Mercredi 13 janvier 2021
Lounis Aït Menguellet revisité : « Amusnaw », l’érudit
Crédit photo : Hayet Aït Menguellet
Au-delà de son étendue phonologique, à nulle autre pareille (*), ce qu’il y a d’extraordinaire dans la langue kabyle c’est l’éventail de significations qu’un seul mot peut véhiculer.
C’est peut-être bien pour cela que Lounis Aït Menguellet a choisi comme éponyme à l’album de 1993 « Awal ». Ce qui peut tout autant signifier : mot(s), expression(s), rhétorique(s), phraséologie(s), bavardage(s), etc., aux singuliers comme aux pluriels.

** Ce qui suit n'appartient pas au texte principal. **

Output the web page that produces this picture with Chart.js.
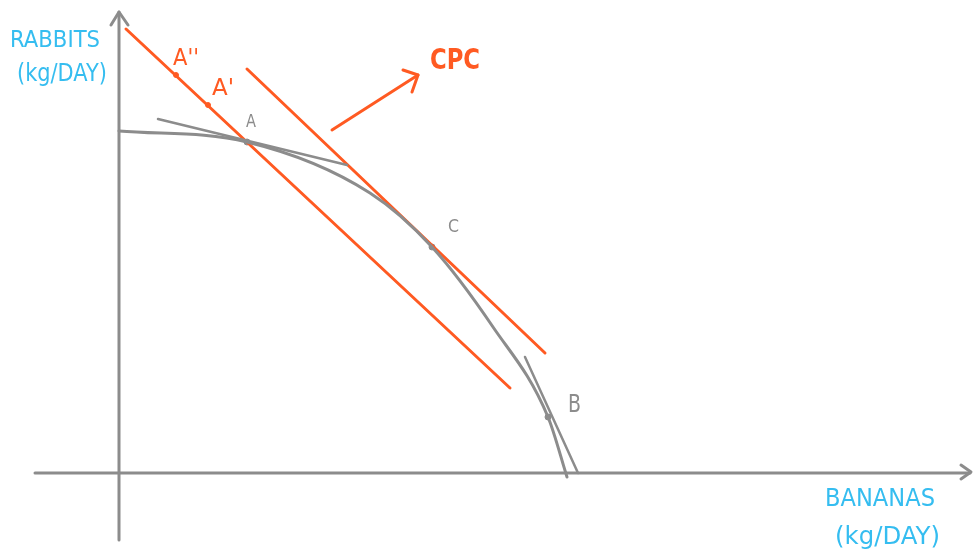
<!DOCTYPE html>
<html lang="en">
<head>
<meta charset="UTF-8">
<title>PPF and CPC</title>
<script src="https://cdn.jsdelivr.net/npm/chart.js"></script>
<style>
  html, body { margin: 0; padding: 0; background: #fff; }
  #wrap { width: 975px; height: 553px; position: relative; }
</style>
</head>
<body>
<div id="wrap"><canvas id="ppf"></canvas></div>
<script>
// production possibility frontier (bananas, rabbits in kg/day)
const ppfBananas = [0, 12.8, 25.1, 31.3, 37.4, 42.9, 44.8];
const ppfRabbits = [34.2, 33.1, 28.0, 22.6, 14.6, 5.6, -0.4];

// tangents to the frontier at A and at B
const tangentABananas = [3.9, 22.8];
const tangentARabbits = [35.4, 30.8];
const tangentBBananas = [40.6, 45.9];
const tangentBRabbits = [11.6, 0];

// consumption possibility lines (through A, then shifted out to C)
const cpcLowBananas = [0.7, 39.1];
const cpcLowRabbits = [44.4, 8.5];
const cpcHighBananas = [12.8, 42.6];
const cpcHighRabbits = [40.4, 12.0];

// shift arrow
const shiftBananas = [21.3, 29.9];
const shiftRabbits = [34.3, 39.8];
const shiftHeadBananas = [28.4, 29.9, 29.3];
const shiftHeadRabbits = [40.3, 39.8, 38.1];

// marked points
const onCpcNames = ["A''", "A'"];
const onCpcBananas = [5.7, 8.9];
const onCpcRabbits = [39.8, 36.8];
const ppfPointNames = ['A', 'C', 'B'];
const ppfPointBananas = [12.8, 31.3, 42.9];
const ppfPointRabbits = [33.1, 22.6, 5.6];

// axes
const yAxisBananas = [0, 0];
const yAxisRabbits = [-6.7, 46.1];
const yHeadBananas = [-0.8, 0, 0.9];
const yHeadRabbits = [44.8, 46.1, 44.8];
const xAxisBananas = [-8.4, 85.1];
const xAxisRabbits = [0, 0];
const xHeadBananas = [84.2, 85.2, 84.2];
const xHeadRabbits = [0.8, 0.1, -0.6];

const ORANGE = '#ff5a22';
const GREY = '#8c8c8c';
const CYAN = '#35bdf0';

function pts(xs, ys) {
  return xs.map((x, i) => ({ x: x, y: ys[i] }));
}

function line(xs, ys, color, width, extra) {
  return Object.assign({
    data: pts(xs, ys),
    showLine: true,
    borderColor: color,
    borderWidth: width,
    pointRadius: 0,
    borderCapStyle: 'round',
    borderJoinStyle: 'round',
    fill: false
  }, extra || {});
}

// text labels placed in data units, squeezed to a max width in px
const labels = [
  { text: 'RABBITS', x: -10.9, y: 43.2, color: CYAN, size: 23, w: 90 },
  { text: '(kg/DAY)', x: -10.2, y: 39.8, color: CYAN, size: 24, w: 90 },
  { text: 'BANANAS', x: 70.6, y: -2.7, color: CYAN, size: 24, w: 110 },
  { text: '(kg/DAY)', x: 71.6, y: -6.4, color: CYAN, size: 25, w: 105 },
  { text: 'CPC', x: 31.1, y: 41.1, color: ORANGE, size: 28, w: 50, bold: true },
  { text: onCpcNames[0], x: 5.4, y: 41.4, color: ORANGE, size: 23, w: 26 },
  { text: onCpcNames[1], x: 9.3, y: 38.4, color: ORANGE, size: 23, w: 22 },
  { text: ppfPointNames[0], x: 12.7, y: 35.0, color: GREY, size: 17, w: 10 },
  { text: ppfPointNames[1], x: 32.9, y: 24.5, color: GREY, size: 17, w: 11 },
  { text: ppfPointNames[2], x: 44.9, y: 6.8, color: GREY, size: 25, w: 13 }
];

const labelPlugin = {
  id: 'labelPlugin',
  afterDatasetsDraw(chart) {
    const ctx = chart.ctx;
    const xs = chart.scales.x, ys = chart.scales.y;
    ctx.save();
    ctx.textBaseline = 'middle';
    ctx.textAlign = 'left';
    labels.forEach(l => {
      ctx.font = (l.bold ? 'bold ' : '') + l.size + 'px "DejaVu Sans", sans-serif';
      ctx.fillStyle = l.color;
      ctx.fillText(l.text, xs.getPixelForValue(l.x), ys.getPixelForValue(l.y), l.w);
    });
    ctx.restore();
  }
};

new Chart(document.getElementById('ppf'), {
  type: 'scatter',
  data: {
    datasets: [
      line(yAxisBananas, yAxisRabbits, GREY, 3),
      line(yHeadBananas, yHeadRabbits, GREY, 3),
      line(xAxisBananas, xAxisRabbits, GREY, 3),
      line(xHeadBananas, xHeadRabbits, GREY, 3),
      line(ppfBananas, ppfRabbits, GREY, 3, { cubicInterpolationMode: 'monotone' }),
      line(tangentABananas, tangentARabbits, GREY, 2.5),
      line(tangentBBananas, tangentBRabbits, GREY, 2.5),
      line(cpcLowBananas, cpcLowRabbits, ORANGE, 3),
      line(cpcHighBananas, cpcHighRabbits, ORANGE, 3),
      line(shiftBananas, shiftRabbits, ORANGE, 3),
      line(shiftHeadBananas, shiftHeadRabbits, ORANGE, 3),
      {
        data: pts(onCpcBananas, onCpcRabbits),
        pointRadius: 2.5,
        pointBackgroundColor: ORANGE,
        pointBorderColor: ORANGE
      },
      {
        data: pts(ppfPointBananas, ppfPointRabbits),
        pointRadius: 3,
        pointBackgroundColor: GREY,
        pointBorderColor: GREY
      }
    ]
  },
  options: {
    responsive: true,
    maintainAspectRatio: false,
    animation: false,
    layout: { padding: 0, autoPadding: false },
    plugins: {
      legend: { display: false },
      tooltip: { enabled: false }
    },
    scales: {
      x: { type: 'linear', min: -11.9, max: 85.6, display: false },
      y: { type: 'linear', min: -8.0, max: 47.3, display: false }
    }
  },
  plugins: [labelPlugin]
});
</script>
</body>
</html>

À cet égard, les sept titres de l’œuvre cadrent bien dans la rubrique « Awal ». Même si une chanson en porte le titre, elle n’est pas exclusive de la loquacité et du bon sens du terroir.
Dans son « Awal » maître Lounis énonce « taqbaylit maçi yiwet ay ahviv, kul yiwen taqbaylit is ». Ce qui, mot à mot, se traduit par « le kabyle n’est pas unique, chacun son kabyle ». Il ne s’agit pas de langue mais d’éloquences diverses.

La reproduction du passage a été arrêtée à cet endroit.